**Prompt**. Where the string "with" occurs in the material below, report the whole line.

•••

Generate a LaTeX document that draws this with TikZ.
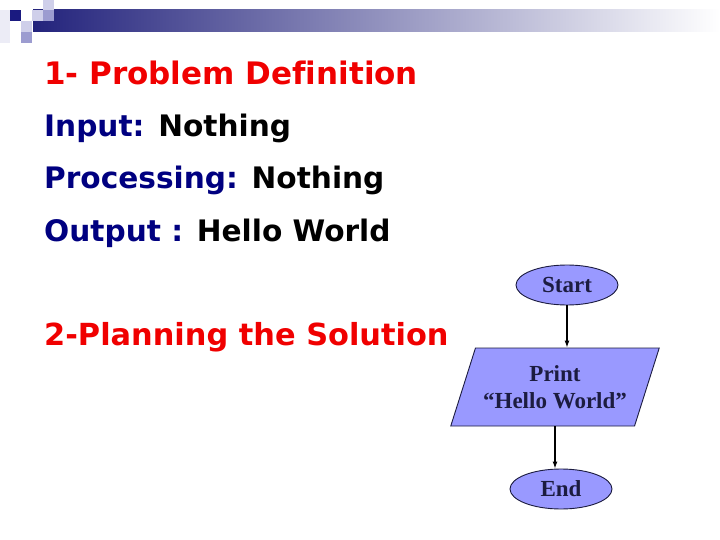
\documentclass[tikz,border=0pt]{standalone}
\usepackage{fontspec}
\setmainfont{DejaVu Sans}
\newfontfamily\headfont[Ligatures=NoCommon]{DejaVu Sans}
\newfontfamily\chartfont{Liberation Serif}
\usetikzlibrary{arrows.meta,shapes.geometric}
\definecolor{ink}{HTML}{000000}
\definecolor{navy}{HTML}{000080}
\definecolor{headred}{HTML}{F00000}
\definecolor{band}{HTML}{23237C}
\definecolor{sqdark}{HTML}{1A1A80}
\definecolor{sqmid}{HTML}{9C9CD0}
\definecolor{sqlight}{HTML}{CFCFEA}
\definecolor{sqfaint}{HTML}{ECECF6}
\definecolor{flowfill}{HTML}{9999FF}
\definecolor{flowtext}{HTML}{1C1C40}

\begin{document}
\begin{tikzpicture}[
  x=1pt, y=-1pt,
  heading/.style={
    anchor=base west,
    inner sep=0pt,
    text=headred,
    font=\headfont\fontsize{31}{36}\selectfont\bfseries
  },
  entry/.style={
    anchor=base west,
    inner sep=0pt,
    text=ink,
    font=\fontsize{29.6}{34}\selectfont\bfseries
  },
  terminal/.style={
    ellipse,
    draw=flowtext,
    line width=0.9pt,
    fill=flowfill,
    inner sep=0pt,
    minimum width=102pt,
    minimum height=40pt,
    text=flowtext,
    font=\fontsize{23}{27.5}\selectfont\chartfont\bfseries
  },
  io/.style={
    trapezium,
    trapezium left angle=63,
    trapezium right angle=117,
    trapezium stretches=true,
    draw=flowtext,
    line width=0.9pt,
    fill=flowfill,
    inner sep=0pt,
    minimum width=209pt,
    minimum height=78pt,
    align=center,
    text=flowtext,
    font=\fontsize{23}{27.5}\selectfont\chartfont\bfseries
  },
  arrow/.style={-{Latex[length=7pt,width=5pt]}, line width=1.2pt, draw=ink}
]
\useasboundingbox (0,0) rectangle (720,540);

% header band
\shade[left color=band, right color=white] (33,10) rectangle (720,32);
\fill[sqfaint] (0,10) rectangle (10,43);
\fill[sqdark] (10,10) rectangle (21,21);
\fill[sqlight] (21,21) rectangle (32,32);
\fill[sqmid] (21,32) rectangle (32,43);
\fill[sqlight] (32,10) rectangle (43,21);
\fill[sqmid] (43,10) rectangle (54,21);
\fill[sqlight] (43,0) rectangle (54,10);

% problem definition
\node[heading] (define) at (44,85) {1- Problem Definition};
\node[entry] (input) at (44,137) {\textcolor{navy}{Input:} Nothing};
\node[entry] (process) at (44,189) {\textcolor{navy}{Processing:} Nothing};
\node[entry] (output) at (44,241) {\textcolor{navy}{Output :} Hello World};

% planning
\node[heading, font=\headfont\fontsize{30.4}{36}\selectfont\bfseries] (plan) at (44,345) {2-Planning the Solution};

% flowchart
\node[terminal] (start) at (567,285) {Start};
\node[io] (print) at (555,387) {Print\\“Hello World”};
\node[terminal] (end) at (561,489) {End};

\draw[arrow] (start) -- (start |- print.north);
\draw[arrow] (print.south) -- (print.south |- end.north);

\end{tikzpicture}
\end{document}
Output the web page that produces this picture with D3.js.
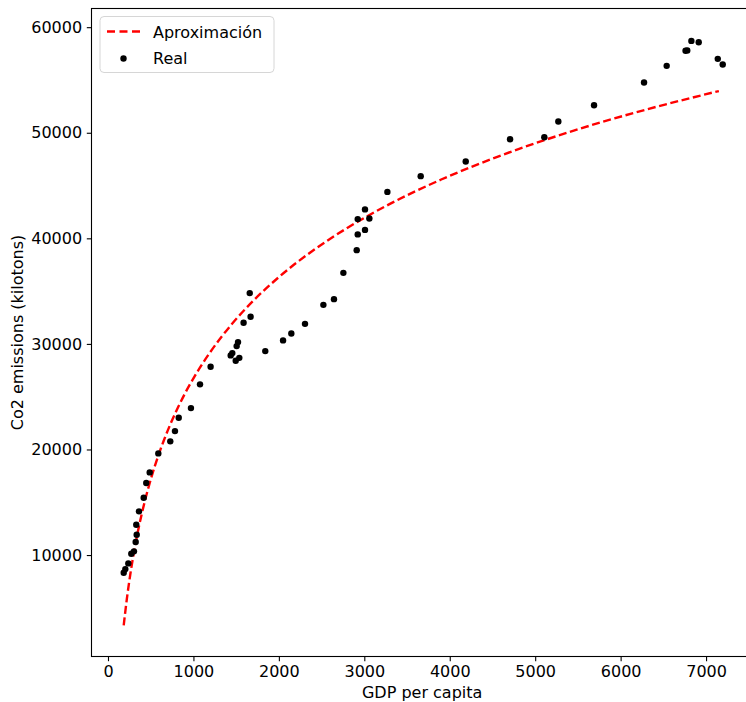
<!DOCTYPE html>
<html>
<head>
<meta charset="utf-8">
<script src="https://cdn.jsdelivr.net/npm/d3@7"></script>
<style>
    body { margin: 0; background: #fff; }
    #chart { width: 746px; height: 702px; overflow: hidden; }
    text { font-family: "DejaVu Sans", sans-serif; }
</style>
</head>
<body>
<div id="chart"></div>
<script>
// real data (GDP per capita vs Co2 emissions)
let gdp = [184, 203, 238, 273, 304, 324, 336, 331, 363, 418, 448, 488, 589, 729, 784, 828, 971,
    1077, 1201, 1436, 1455, 1495, 1506, 1522, 1537, 1587, 1659, 1669, 1841, 2049, 2146, 2306,
    2521, 2645, 2755, 2911, 2923, 2923, 3008, 3008, 3059, 3270, 3660, 4187, 4706, 5107, 5271,
    5689, 6274, 6539, 6760, 6780, 6828, 6914, 7137, 7195];
let co2 = [8320, 8670, 9210, 10120, 10350, 11230, 11920, 12870, 14140, 15430, 16820, 17830, 19630,
    20770, 21740, 23000, 23920, 26170, 27830, 28910, 29130, 28400, 29790, 30170, 28680, 32000,
    34810, 32570, 29320, 30330, 30990, 31900, 33700, 34240, 36730, 38880, 40370, 41820, 40800,
    42740, 41880, 44400, 45890, 47280, 49390, 49580, 51070, 52610, 54760, 56340, 57770, 57800,
    58700, 58580, 57000, 56470];

// fitted curve
let approxX = [184, 220, 260, 300, 350, 400, 470, 550, 650, 750, 870, 1000, 1200, 1450, 1700,
    2000, 2400, 2800, 3300, 3900, 4600, 5400, 6300, 7150];
let approxY = [3330, 5800, 8110, 10090, 12220, 14070, 16300, 18470, 20780, 22760, 24820, 26740,
    29260, 31880, 34080, 36330, 38850, 40980, 43260, 45570, 47850, 50070, 52200, 53950];

let xTicks = [0, 1000, 2000, 3000, 4000, 5000, 6000, 7000];
let yTicks = [10000, 20000, 30000, 40000, 50000, 60000];

let legendLabels = ["Aproximación", "Real"];

drawChart();

function drawChart() {
    var width = 746;
    var height = 702;
    var left = 91.5, right = 752.8, top = 8.5, bottom = 656.5;

    var svg = d3.select("#chart")
        .append("svg")
        .attr("width", width)
        .attr("height", height);

    var x = d3.scaleLinear().domain([-193, 7547]).range([left, right]);
    var y = d3.scaleLinear().domain([390, 61770]).range([bottom, top]);

    // axes
    var xAxis = d3.axisBottom(x)
        .tickValues(xTicks)
        .tickSize(4.7)
        .tickSizeOuter(0)
        .tickPadding(4.7)
        .tickFormat(d3.format("d"));
    var gx = svg.append("g")
        .attr("transform", "translate(0," + bottom + ")")
        .call(xAxis);

    var yAxis = d3.axisLeft(y)
        .tickValues(yTicks)
        .tickSize(4.7)
        .tickSizeOuter(0)
        .tickPadding(4.7)
        .tickFormat(d3.format("d"));
    var gy = svg.append("g")
        .attr("transform", "translate(" + left + ",0)")
        .call(yAxis);

    [gx, gy].forEach(function (g) {
        g.select(".domain").remove();
        g.selectAll(".tick line").attr("stroke", "#000").attr("stroke-width", 1.1);
        g.selectAll(".tick text")
            .attr("fill", "#000")
            .style("font-size", "16px")
            .style("font-family", "DejaVu Sans");
    });

    // spines
    svg.append("rect")
        .attr("x", left)
        .attr("y", top)
        .attr("width", right - left)
        .attr("height", bottom - top)
        .attr("fill", "none")
        .attr("stroke", "#000")
        .attr("stroke-width", 1.1);

    // approximation line
    var pts = approxX.map(function (d, i) {
        return [d, approxY[i]];
    });
    var line = d3.line()
        .x(function (d) { return x(d[0]); })
        .y(function (d) { return y(d[1]); })
        .curve(d3.curveMonotoneX);

    svg.append("path")
        .datum(pts)
        .attr("d", line)
        .attr("fill", "none")
        .attr("stroke", "#ff0000")
        .attr("stroke-width", 2.4)
        .attr("stroke-dasharray", "8,3.6");

    // real points
    svg.selectAll(".dot")
        .data(gdp)
        .enter().append("circle")
        .attr("class", "dot")
        .attr("cx", function (d) { return x(d); })
        .attr("cy", function (d, i) { return y(co2[i]); })
        .attr("r", 3.2)
        .attr("fill", "#000");

    // axis labels
    svg.append("text")
        .attr("x", (left + right) / 2)
        .attr("y", 698)
        .attr("text-anchor", "middle")
        .style("font-size", "16px")
        .text("GDP per capita");

    svg.append("text")
        .attr("transform", "translate(23," + ((top + bottom) / 2) + ") rotate(-90)")
        .attr("text-anchor", "middle")
        .style("font-size", "16px")
        .text("Co2 emissions (kilotons)");

    // legend
    var lg = svg.append("g");
    lg.append("rect")
        .attr("x", 100)
        .attr("y", 16.5)
        .attr("width", 174)
        .attr("height", 56)
        .attr("rx", 4)
        .attr("fill", "#fff")
        .attr("fill-opacity", 0.8)
        .attr("stroke", "#d6d6d6")
        .attr("stroke-width", 1);

    lg.append("line")
        .attr("x1", 107)
        .attr("x2", 140)
        .attr("y1", 31.5)
        .attr("y2", 31.5)
        .attr("stroke", "#ff0000")
        .attr("stroke-width", 2.4)
        .attr("stroke-dasharray", "8,4.5");

    lg.append("circle")
        .attr("cx", 123.5)
        .attr("cy", 58.5)
        .attr("r", 3.2)
        .attr("fill", "#000");

    lg.selectAll(".lbl")
        .data(legendLabels)
        .enter().append("text")
        .attr("class", "lbl")
        .attr("x", 153)
        .attr("y", function (d, i) { return 37.5 + i * 26.5; })
        .style("font-size", "16px")
        .text(function (d) { return d; });
}
</script>
</body>
</html>
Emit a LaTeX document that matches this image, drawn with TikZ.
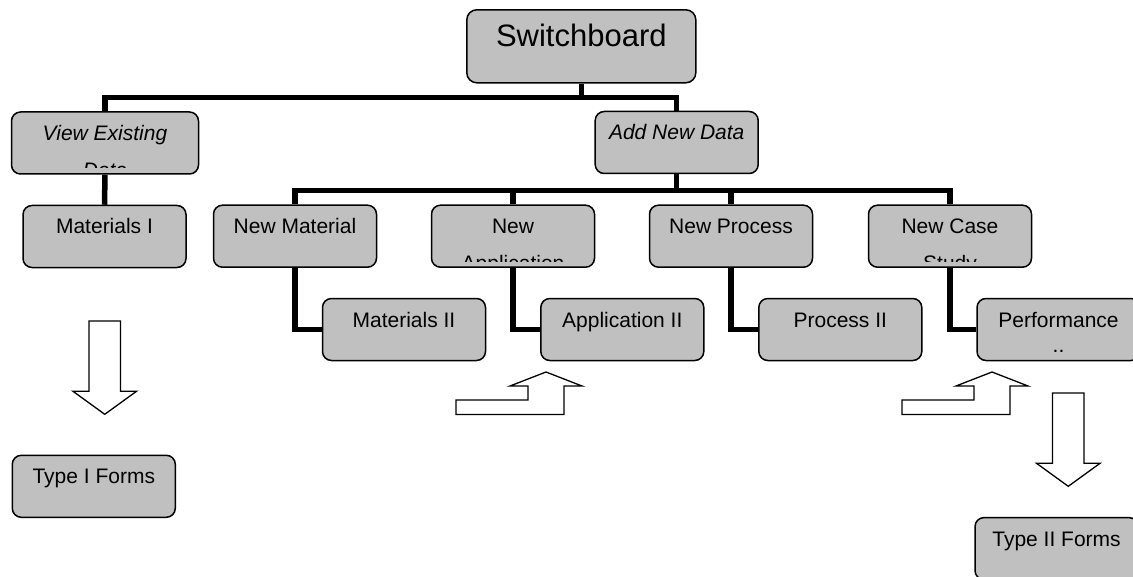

•••

**Exercise solution**.
Generate a LaTeX document that draws this with TikZ.
Output the web page that produces this picture with D3.js.
Emit a LaTeX document that matches this image, drawn with TikZ.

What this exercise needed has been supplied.